Calgary Flames defenceman Nikita Zadorov has spoken out against Russia’s invasion of Ukraine and says he and other Russian NHL players couldn’t come to an agreement on what to say about it.
Zadorov told reporters Friday in Calgary that he can’t return to Russia as long as Vladimir Putin is president and that his parents in Russia don’t share his views.
“I think it’s important for me to speak personally,” Zadorov said. “I think hopefully I can change something in this world.
“It just sucks what’s going on over there right now. I think it’s just important to be vocal.”
The defenceman said in Russian in a YouTube interview with English subtitles posted this week that NHL players from his country communicated in a group digital chat after Russia invaded Ukraine in February 2022, and couldn’t agree on what to say.
Zadorov told interviewer Yury Dod that Florida Panthers goaltender Sergei Bobrovsky started the discussion that ended without a united message.
“We had a group chat. It went two different directions,” Zadorov said Friday in Calgary. “Some guys were against, some guys for.
“I’m not going to bring names because we’re playing in the same league and I don’t think it’s a right way to do, but there’s a lot of young kids thinking the way I think.
“They just don’t have a voice to speak out like this, but now hopefully they can feel the support from me.”
The 28-year-old Zadorov is from Moscow, but makes his off-season home in Miami where the interview with Dod was conducted.
The six-foot-six, 248-pound defender joined the Flames in 2021, following one season with Chicago Blackhawks and five seasons with the Colorado Avalanche. He entered the NHL in 2013 as a first round draft pick (16th overall) for the Buffalo Sabres.
Within days of Russia’s invasion of Ukraine, Zadorov posted “No War” on his Instagram account.
He told Dod: “I believe that the last 23 years in our country with this president, and nine years before him, I hope this all comes to an end. I hope that Russia becomes a democratic country with a strong economy. Not a kleptocracy.

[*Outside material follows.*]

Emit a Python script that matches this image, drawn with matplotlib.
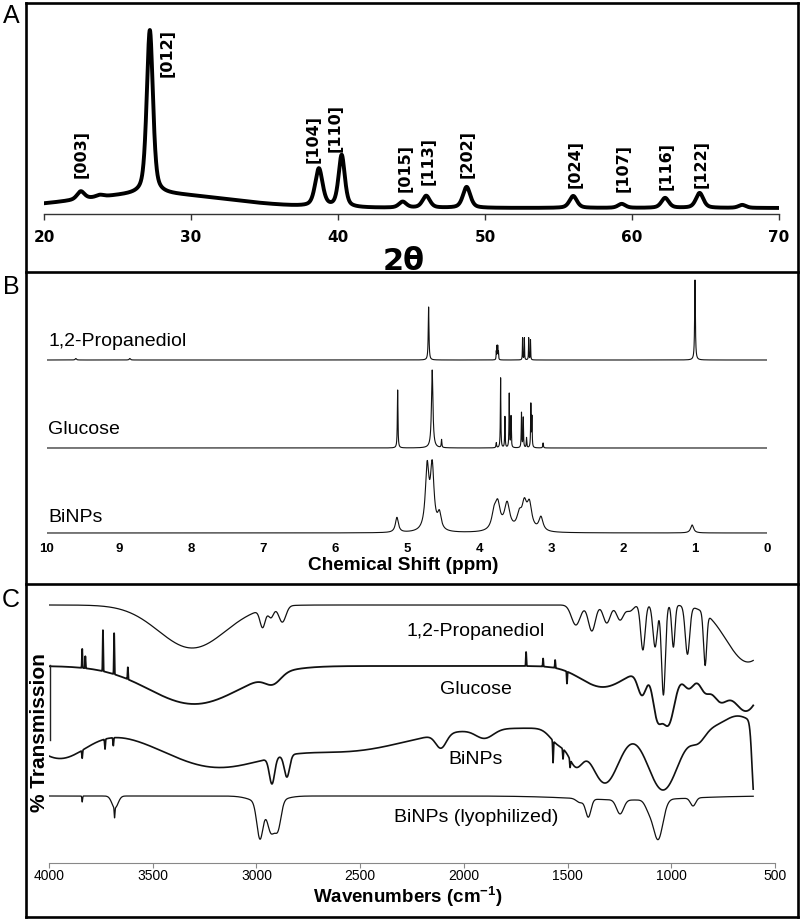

“All our industries went back in time because of this war, hockey, economics, culture. I’m sorry for the young guys. Instead of raising the new generation, we sent them to die.”
Zadorov said he’s received international feedback since the YouTube interview was posted.
“The past two days I got a lot of DMs, a lot of messages, from Russian people, Ukrainian people, a lot from Czech Republic now, Finland, Sweden, all over Europe,” he said in Calgary.
“In my Instagram, 99 per cent of my messages are positive. I know Russia has a bot system and it takes them two, three days to send some negative reviews, so I’m expecting them to come to my page too.”
A 'very brave' comment
David Marples, a professor of eastern European history at the University of Alberta, called Zadorov’s comments “very brave.”
“In a very real sense, he’s now cutting off his chances of ever going back to his homeland as long as this regime is in power and led by Vladimir Putin,” Marples told Global News. “In other words, if he goes back now, he would almost certainly be arrested and probably serve a long prison sentence.”
Former Russian sportswriter Slava Malamud commended Zadorov for speaking up, but admits he’s surprised the towering defenceman didn’t do it sooner.
“He is one of the people who has always been interested in reaching out and listening to alternative news sources, (other) than those provided by a Russian state media,” Malamud said.
He covered Zadorov when he was a member of the Buffalo Sabres nearly a decade ago.
“(Zadorov) does not unquestioningly consume Russian propaganda, so I knew that he was one of the people who would have that type of mindset and he has made it known before when he liked Instagram posts in support of the opposition leader Alexei Navalny.”
However, as beloved as ‘Big Z’ has become in Calgary, Malamud notes he’s probably not a big enough name in Russia to cause shockwaves with his comments.
For players like Artemi Panarin, it appears to be a different case.
In 2021, the New York Rangers winger took a leave of absence from the NHL after sources in Russia alleged he beat up an 18-year-old woman in 2011.
Panarin denied the assault ever occurred, while the Rangers suggested the accusations were retaliation for Panarin’s pro-Navalny social media posts.
“Artemi vehemently and unequivocally denies any and all allegations in this fabricated story,” a Rangers statement said at the time. “This is clearly an intimidation tactic being used against him for being outspoken on recent political events.”
Malamud believes strong words from a young superstar could carry more sway, but the biggest Russian names in the game won’t be piping up.
“(Alexander) Ovechkin and (Evgeni) Malkin and maybe one or two more guys are national celebrities,” he said. “Something said by them carries a whole lot of weight.
“I want people to understand that yes, it is possible for them to speak out. Yes, it is possible for them to understand what’s happening and to take the high moral ground, take the moral position. It’s not that they’re terrified and their families being held hostage.
“People always have a choice.”
Malamud said he hopes to see the conversation around the war’s impact on sports focus on Ukrainian victims and destroyed facilities.